Survey Finds Teenagers Ignorant on Basic History and Literature Questions

Fewer than half of American teenagers who were asked basic history and literature questions in a phone survey knew when the Civil War was fought, and one in four said Columbus sailed to the New World some time after 1750, not in 1492.

The survey results, released on Tuesday, demonstrate that a significant proportion of teenagers live in “stunning ignorance” of history and literature, said the group that commissioned it, Common Core.

The organization describes itself as a new research and advocacy organization that will press for more teaching of the liberal arts in public schools.

The group says President Bush’s education law, No Child Left Behind, has impoverished public school curriculums by holding schools accountable for student scores on annual tests in reading and mathematics, but in no other subjects.

Politically, the group’s leaders are strange bedfellows. Its founding board includes Antonia Cortese, executive vice president of the American Federation of Teachers, a union that is a powerful force in the Democratic Party, and Diane Ravitch, an education professor at New York University who was assistant education secretary under the first President George Bush.

Its executive director is Lynne Munson, former deputy chairwoman of the National Endowment for the Humanities and former special assistant to Vice President Dick Cheney’s wife, Lynne.

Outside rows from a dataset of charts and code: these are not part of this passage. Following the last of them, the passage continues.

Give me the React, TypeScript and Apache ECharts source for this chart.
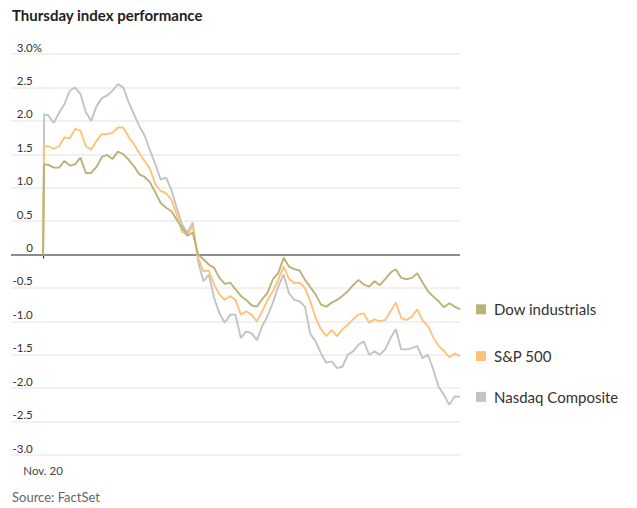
import React, { useEffect, useRef } from "react";
import * as echarts from "echarts";

// minutes since the 9:30 open
const minutes = [0, 1, 5, 10, 15, 20, 25, 30, 35, 40, 45, 50, 55, 60, 65, 70, 75, 80, 85, 90, 95, 100, 105, 110, 115, 120, 125, 130, 135, 140, 145, 150, 155, 160, 165, 170, 175, 180, 185, 190, 195, 200, 205, 210, 215, 220, 225, 230, 235, 240, 245, 250, 255, 260, 265, 270, 275, 280, 285, 290, 295, 300, 305, 310, 315, 320, 325, 330, 335, 340, 345, 350, 355, 360, 365, 370, 375, 380, 385, 390];

const nasdaq = [0, 2.10, 2.08, 1.97, 2.12, 2.25, 2.45, 2.50, 2.40, 2.13, 2.00, 2.22, 2.34, 2.38, 2.45, 2.55, 2.50, 2.28, 2.10, 1.92, 1.78, 1.56, 1.35, 1.12, 1.15, 0.97, 0.70, 0.45, 0.33, 0.48, -0.10, -0.40, -0.30, -0.65, -0.88, -1.02, -0.90, -0.90, -1.25, -1.15, -1.18, -1.28, -1.07, -0.92, -0.72, -0.48, -0.30, -0.58, -0.68, -0.70, -0.78, -1.19, -1.30, -1.48, -1.62, -1.60, -1.70, -1.68, -1.50, -1.45, -1.35, -1.30, -1.50, -1.45, -1.50, -1.42, -1.25, -1.12, -1.42, -1.42, -1.40, -1.37, -1.55, -1.50, -1.72, -1.98, -2.10, -2.25, -2.12, -2.13];

const sp500 = [0, 1.62, 1.62, 1.58, 1.62, 1.75, 1.74, 1.88, 1.85, 1.62, 1.57, 1.70, 1.80, 1.80, 1.82, 1.90, 1.90, 1.76, 1.65, 1.52, 1.40, 1.28, 1.05, 0.95, 0.92, 0.82, 0.60, 0.34, 0.30, 0.42, -0.05, -0.25, -0.24, -0.45, -0.60, -0.68, -0.62, -0.68, -0.90, -0.85, -0.90, -1.00, -0.85, -0.68, -0.55, -0.38, -0.18, -0.36, -0.43, -0.42, -0.50, -0.70, -0.95, -1.12, -1.22, -1.13, -1.22, -1.12, -1.05, -0.97, -0.90, -0.88, -1.02, -0.97, -1.00, -0.98, -0.85, -0.72, -0.95, -0.98, -0.93, -0.82, -0.99, -1.07, -1.24, -1.37, -1.44, -1.54, -1.48, -1.52];

const dow = [0, 1.35, 1.34, 1.30, 1.30, 1.40, 1.33, 1.35, 1.45, 1.22, 1.22, 1.31, 1.46, 1.49, 1.43, 1.54, 1.50, 1.42, 1.32, 1.20, 1.16, 1.08, 0.93, 0.77, 0.70, 0.65, 0.52, 0.40, 0.28, 0.33, 0.00, -0.07, -0.15, -0.20, -0.35, -0.44, -0.42, -0.52, -0.62, -0.68, -0.76, -0.78, -0.67, -0.57, -0.37, -0.28, -0.05, -0.18, -0.22, -0.24, -0.38, -0.49, -0.60, -0.75, -0.78, -0.72, -0.68, -0.62, -0.55, -0.46, -0.38, -0.45, -0.48, -0.40, -0.46, -0.37, -0.27, -0.22, -0.35, -0.37, -0.35, -0.28, -0.42, -0.55, -0.63, -0.70, -0.79, -0.73, -0.78, -0.82];

const seriesNames = ["Nasdaq Composite", "S&P 500", "Dow industrials"];
const seriesColors = ["#c3c3c3", "#ffc27a", "#bbb276"];
const seriesValues = [nasdaq, sp500, dow];

const xTickValues = [0];
const xTickLabels = ["Nov. 20"];

const FONT = "Lato, 'Noto Sans', sans-serif";

export default function App() {
  const ref = useRef<HTMLDivElement>(null);

  useEffect(() => {
    document.body.style.margin = "0";
    if (!ref.current) return;
    const chart = echarts.init(ref.current, undefined, { renderer: "svg" });

    const series = seriesValues.map((vals, i) => {
      const s: any = {
        name: seriesNames[i],
        type: "line",
        data: minutes.map((m, j) => [m, vals[j]]),
        symbol: "none",
        lineStyle: { color: seriesColors[i], width: 1.9 },
        itemStyle: { color: seriesColors[i] },
        z: 3 + i,
        endLabel: {
          show: true,
          distance: 16,
          formatter: "{s|}{t|" + seriesNames[i] + "}",
          rich: {
            s: {
              backgroundColor: seriesColors[i],
              width: 10,
              height: 10,
              verticalAlign: "middle",
            },
            t: {
              fontSize: 15,
              color: "#333",
              fontFamily: FONT,
              padding: [0, 0, 0, 8],
              verticalAlign: "middle",
            },
          },
        },
      };
      if (i === 0) {
        s.markLine = {
          silent: true,
          symbol: "none",
          label: { show: false },
          lineStyle: { color: "#8c8c8c", width: 2, type: "solid" },
          data: [{ yAxis: 0 }],
          z: 2,
        };
      }
      return s;
    });

    chart.setOption({
      animation: false,
      textStyle: { fontFamily: FONT },
      title: {
        text: "Thursday index performance",
        left: 12,
        top: 7,
        padding: 0,
        textStyle: { fontSize: 15, fontWeight: "bold", color: "#222", fontFamily: FONT },
      },
      grid: { left: 11, top: 54, width: 449, height: 401, containLabel: false },
      xAxis: {
        type: "value",
        min: -30,
        max: 390,
        axisLine: { show: false },
        splitLine: { show: false },
        axisTick: {
          show: true,
          customValues: xTickValues,
          length: 4,
          lineStyle: { color: "#333", width: 1.2 },
        },
        axisLabel: {
          customValues: xTickValues,
          formatter: (v: number) => {
            const k = xTickValues.indexOf(v);
            return k >= 0 ? xTickLabels[k] : "";
          },
          color: "#444",
          fontSize: 11.5,
          margin: 9,
          fontFamily: FONT,
        },
      },
      yAxis: {
        type: "value",
        min: -3,
        max: 3,
        interval: 0.5,
        axisLine: { show: false },
        axisTick: { show: false },
        splitLine: { lineStyle: { color: "#ececec", width: 1.5 } },
        axisLabel: {
          inside: true,
          align: "right",
          verticalAlign: "bottom",
          margin: 31,
          padding: [0, 0, 1, 0],
          formatter: (v: number) => {
            const txt = v === 0 ? "0" : v.toFixed(1);
            return v === 3 ? "{n|" + txt + "}{p|%}" : "{n|" + txt + "}{h|%}";
          },
          rich: {
            n: { fontSize: 11.5, color: "#333", fontFamily: FONT },
            p: { fontSize: 11.5, color: "#333", fontFamily: FONT },
            h: { fontSize: 11.5, color: "rgba(0,0,0,0)", fontFamily: FONT },
          },
        },
      },
      graphic: [
        {
          type: "text",
          left: 12,
          top: 490,
          style: { text: "Source: FactSet", fontSize: 13, fill: "#666", fontFamily: FONT },
        },
      ],
      series,
    });

    return () => chart.dispose();
  }, []);

  return <div ref={ref} style={{ width: 637, height: 508 }} />;
}
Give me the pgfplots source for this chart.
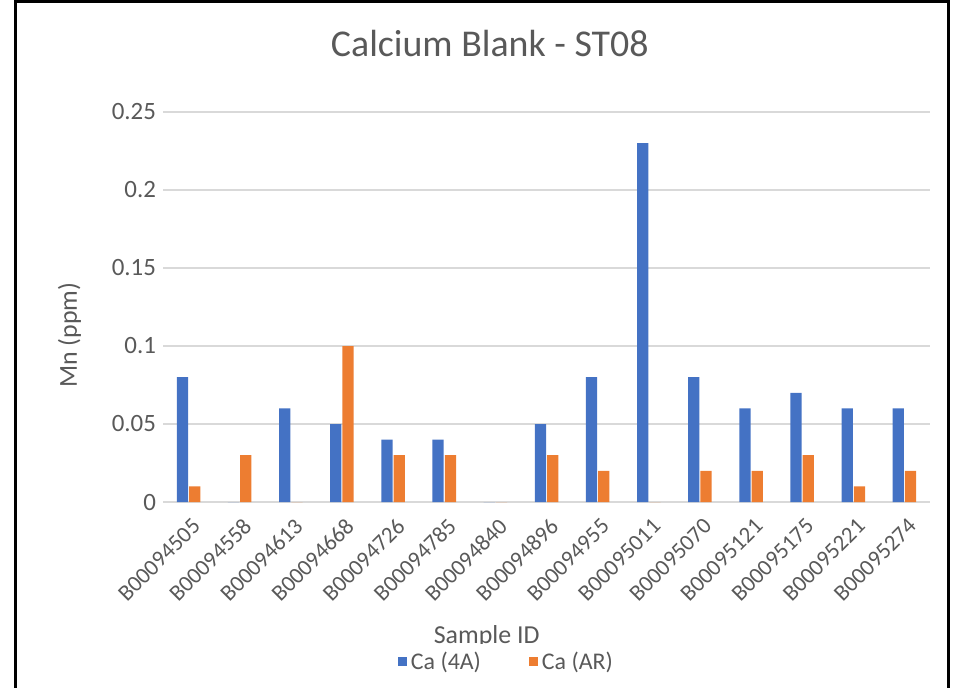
\documentclass[border=0pt]{standalone}
\usepackage{pgfplots}
\pgfplotsset{compat=1.18}
\usepackage{fontspec}
\setmainfont{Carlito}
\definecolor{cblue}{HTML}{4472C4}
\definecolor{corange}{HTML}{ED7D31}
\definecolor{tgrey}{HTML}{595959}
\definecolor{ggrey}{HTML}{D9D9D9}
\begin{document}
\begin{tikzpicture}[x=1bp,y=1bp]
\path[use as bounding box] (0,0) rectangle (481.5,343.5);
\draw[line width=1.5bp] (7.5,-5) -- (7.5,342.5) -- (474,342.5) -- (474,-5);
\begin{axis}[
  at={(81.5bp,92.5bp)}, anchor=south west,
  scale only axis, width=383.5bp, height=195bp,
  xmin=-0.5, xmax=14.5, ymin=0, ymax=0.25,
  ybar, bar width=0.22,
  axis line style={draw=none},
  major tick length=0pt,
  ymajorgrids, grid style={ggrey, line width=0.8bp},
  ytick={0,0.05,0.1,0.15,0.2,0.25},
  yticklabels={0,0.05,0.1,0.15,0.2,0.25},
  yticklabel style={font=\fontsize{12.5}{14}\selectfont, text=tgrey},
  xtick={0,...,14},
  xticklabels={B00094505,B00094558,B00094613,B00094668,B00094726,B00094785,B00094840,B00094896,B00094955,B00095011,B00095070,B00095121,B00095175,B00095221,B00095274},
  xticklabel style={font=\fontsize{11.5}{13}\selectfont, text=tgrey, rotate=45, anchor=east, yshift=-10bp, xshift=-1bp},
  title={Calcium Blank - ST08},
  title style={font=\fontsize{19}{23}\selectfont, text=tgrey, at={(axis description cs:0.426,1)}, anchor=center, yshift=28.5bp},
  xlabel={Sample ID},
  xlabel style={font=\fontsize{13}{15}\selectfont, text=tgrey, at={(axis description cs:0.422,-0.346)}, anchor=center},
  ylabel={Mn (ppm)},
  ylabel style={font=\fontsize{13}{15}\selectfont, text=tgrey, at={(axis description cs:-0.122,0.428)}, anchor=center},
  legend columns=2,
  legend style={draw=none, font=\fontsize{12}{14}\selectfont, text=tgrey, at={(axis description cs:0.449,-0.41)}, anchor=center, /tikz/every even column/.append style={column sep=22bp}},
  legend image code/.code={\fill[#1] (0bp,-2bp) rectangle (4.5bp,2.5bp);},
]
\addplot[fill=cblue, draw=none, bar shift=-0.12] coordinates {
(0,0.08) (1,0) (2,0.06) (3,0.05) (4,0.04) (5,0.04) (6,0) (7,0.05) (8,0.08) (9,0.23) (10,0.08) (11,0.06) (12,0.07) (13,0.06) (14,0.06)};
\addplot[fill=corange, draw=none, bar shift=0.12] coordinates {
(0,0.01) (1,0.03) (2,0) (3,0.1) (4,0.03) (5,0.03) (6,0) (7,0.03) (8,0.02) (9,0) (10,0.02) (11,0.02) (12,0.03) (13,0.01) (14,0.02)};
\legend{Ca (4A), Ca (AR)}
\end{axis}
\end{tikzpicture}
\end{document}
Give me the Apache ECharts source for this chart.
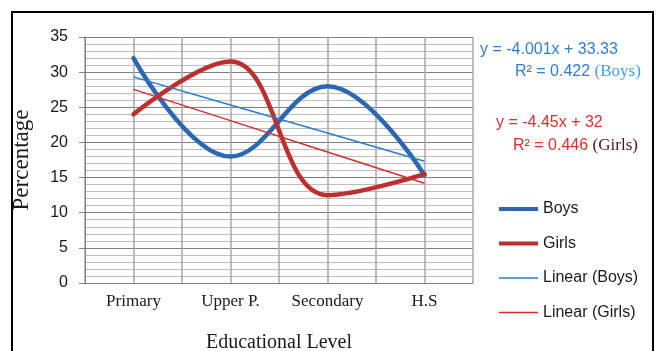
<!DOCTYPE html>
<html>
<head>
<meta charset="utf-8">
<script src="https://cdn.jsdelivr.net/npm/echarts@6/dist/echarts.min.js"></script>
<style>
  html, body { margin: 0; padding: 0; background: #fff; }
  #chart { width: 658px; height: 351px; }
</style>
</head>
<body>
<div id="chart"></div>
<script>
// values
const levels = ['Primary', 'Upper P.', 'Secondary', 'H.S'];
const boys = [32, 18, 28, 15.33];
const girls = [24, 31.5, 12.5, 15.5];
// trendlines, from the equations printed on the chart
const boysTrend = [29.33, 25.33, 21.33, 17.33];
const girlsTrend = [27.55, 23.1, 18.65, 14.2];

const blue = '#2c67b1';
const red = '#bd2f2e';
const blueTrend = '#2a7bd0';
const redTrend = '#d62c2c';
const sans = '"Liberation Sans", Arial, sans-serif';
const serif = '"Liberation Serif", "Times New Roman", serif';

// legend swatches: a bar inside a 39x14 box (the empty moves keep the box size)
const thickIcon = 'path://M0,0L0,0M0,5L39,5L39,9L0,9ZM39,14L39,14';
const thinIcon = 'path://M0,0L0,0M0,6.2L39,6.2L39,7.8L0,7.8ZM39,14L39,14';

const chart = echarts.init(document.getElementById('chart'), null, { renderer: 'canvas' });

chart.setOption({
  animation: false,
  backgroundColor: '#fff',
  grid: { left: 85, right: 185, top: 37, bottom: 68, containLabel: false, outerBoundsMode: 'none' },
  legend: {
    orient: 'vertical',
    left: 494,
    top: 196,
    itemWidth: 39,
    itemHeight: 14,
    itemGap: 18.5,
    textStyle: { fontFamily: sans, fontSize: 16, color: '#1a1a1a' },
    data: [
      { name: 'Boys', icon: thickIcon },
      { name: 'Girls', icon: thickIcon },
      { name: 'Linear (Boys)', icon: thinIcon },
      { name: 'Linear (Girls)', icon: thinIcon }
    ]
  },
  xAxis: [{
    type: 'category',
    data: levels,
    boundaryGap: true,
    axisLine: { show: true, lineStyle: { color: '#7f7f7f', width: 1 } },
    axisTick: { show: false },
    splitLine: { show: false },
    axisLabel: { fontFamily: serif, fontSize: 17, color: '#1a1a1a', margin: 10 },
    name: 'Educational Level',
    nameLocation: 'middle',
    nameGap: 50,
    nameTextStyle: { fontFamily: serif, fontSize: 20, color: '#1a1a1a' }
  }, {
    // only there to draw the vertical gridlines
    type: 'value',
    position: 'bottom',
    min: 0,
    max: 8,
    interval: 1,
    axisLine: { show: false },
    axisTick: { show: false },
    axisLabel: { show: false },
    splitLine: { show: true, lineStyle: { color: '#a9a9a9', width: 1.5 } }
  }],
  yAxis: {
    type: 'value',
    min: 0,
    max: 35,
    interval: 5,
    axisLine: { show: true, lineStyle: { color: '#7f7f7f', width: 1 } },
    axisTick: { show: true, length: 6, lineStyle: { color: '#7f7f7f' } },
    axisLabel: { fontFamily: sans, fontSize: 16, color: '#1a1a1a', margin: 17 },
    splitLine: { show: true, lineStyle: { color: '#7f7f7f', width: 1 } },
    minorTick: { show: false, splitNumber: 5 },
    minorSplitLine: { show: true, lineStyle: { color: '#bdbdbd', width: 1 } },
    name: 'Percentage',
    nameLocation: 'middle',
    nameRotate: 90,
    nameGap: 52,
    nameTextStyle: { fontFamily: serif, fontSize: 23, color: '#1a1a1a' }
  },
  series: [{
    name: 'Boys',
    type: 'line',
    data: boys,
    smooth: 0.4,
    symbol: 'none',
    color: blue,
    lineStyle: { color: blue, width: 4.5, cap: 'round' },
    z: 2
  }, {
    name: 'Girls',
    type: 'line',
    data: girls,
    smooth: 0.4,
    symbol: 'none',
    color: red,
    lineStyle: { color: red, width: 4.5, cap: 'round' },
    z: 2
  }, {
    name: 'Linear (Boys)',
    type: 'line',
    data: boysTrend,
    symbol: 'none',
    color: blueTrend,
    lineStyle: { color: blueTrend, width: 1.5 },
    z: 3
  }, {
    name: 'Linear (Girls)',
    type: 'line',
    data: girlsTrend,
    symbol: 'none',
    color: redTrend,
    lineStyle: { color: redTrend, width: 1.5 },
    z: 3
  }],
  graphic: [{
    type: 'rect',
    shape: { x: 12, y: 12, width: 641, height: 400 },
    style: { fill: 'none', stroke: '#000', lineWidth: 2 },
    silent: true
  }, {
    type: 'text',
    left: 480,
    top: 42,
    style: { text: 'y = -4.001x + 33.33', font: '16px ' + sans, fill: '#2f7ed4' }
  }, {
    type: 'text',
    left: 515,
    top: 63,
    style: {
      text: '{a|R² = 0.422 }{b|(Boys)}',
      rich: {
        a: { font: '16px ' + sans, fill: '#2f7ed4' },
        b: { font: '17px ' + serif, fill: '#42a0ea' }
      }
    }
  }, {
    type: 'text',
    left: 496,
    top: 115,
    style: { text: 'y = -4.45x + 32', font: '16px ' + sans, fill: '#de2f2b' }
  }, {
    type: 'text',
    left: 513,
    top: 137,
    style: {
      text: '{a|R² = 0.446 }{b|(Girls)}',
      rich: {
        a: { font: '16px ' + sans, fill: '#de2f2b' },
        b: { font: '17px ' + serif, fill: '#4d1717' }
      }
    }
  }]
});
</script>
</body>
</html>
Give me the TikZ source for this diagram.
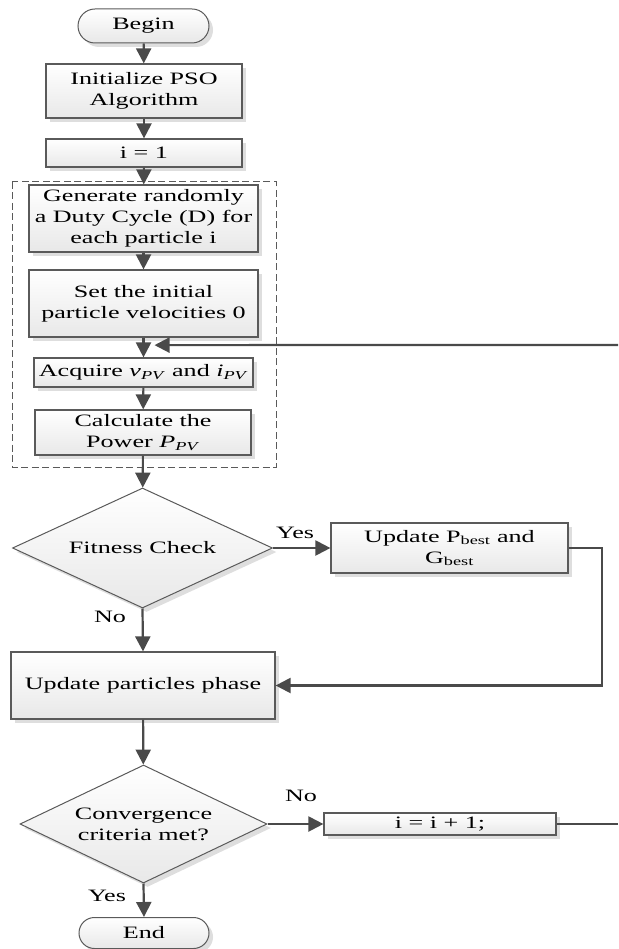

“We’re a truly diverse group,” Mrs. Munson said. “We almost certainly vote differently, and we have varying opinions about different aspects of educational reform. But when it comes to concern that all of America’s children receive a comprehensive liberal arts and science education, we all agree.”

In the survey, 1,200 17-year-olds were called in January and asked to answer 33 multiple-choice questions about history and literature that were read aloud to them. The questions were drawn from a test that the federal government administered in 1986.

About a quarter of the teenagers were unable to correctly identify Hitler as Germany’s chancellor in World War II, instead identifying him as a munitions maker, an Austrian premier and the German kaiser.

On literature, the teenagers fared even worse. Four in 10 could pick the name of Ralph Ellison’s novel about a young man’s growing up in the South and moving to Harlem, “Invisible Man,” from a list of titles. About half knew that in the Bible Job is known for his patience in suffering. About as many said he was known for his skill as a builder, his prowess in battle or his prophetic abilities.

The history question that proved easiest asked the respondents to identify the man who declared, “I have a dream.” Ninety-seven percent correctly picked the Rev. Dr. Martin Luther King Jr.

About 8 in 10, a higher percentage than on any other literature question, knew that Harper Lee’s “To Kill a Mockingbird” is about two children affected by the conflict in their community when their father defends a black man in court.

In a joint introduction to their report, Ms. Cortese and Dr. Ravitch did not directly blame the No Child law for the dismal results but said it had led schools to focus too narrowly on reading and math, crowding time out of the school day for history, literature and other subjects.

“The nation’s education system has become obsessed with testing and basic skills because of the requirements of federal law, and that is not healthy,” Ms. Cortese and Dr. Ravitch said.

“You can be supportive of N.C.L.B. and also support strengthening the teaching of history and literature,” a spokeswoman for the Education Department, Samara Yudof, said. “It’s good to talk about expanding the curriculum, but if you can’t read, you can’t read anything at all.”

A string of studies have documented the curriculum’s narrowing since Mr. Bush signed the law in January 2002.

Last week, the Center on Education Policy, a research group in Washington that has studied the law, estimated that based on its own survey that 62 percent of school systems had added an average of three hours of math or reading instruction a week at the expense of time for social studies, art and other subjects.

The Bush administration and some business and civil rights groups warn against weakening the law, saying students need reading and math skills to succeed in other subjects.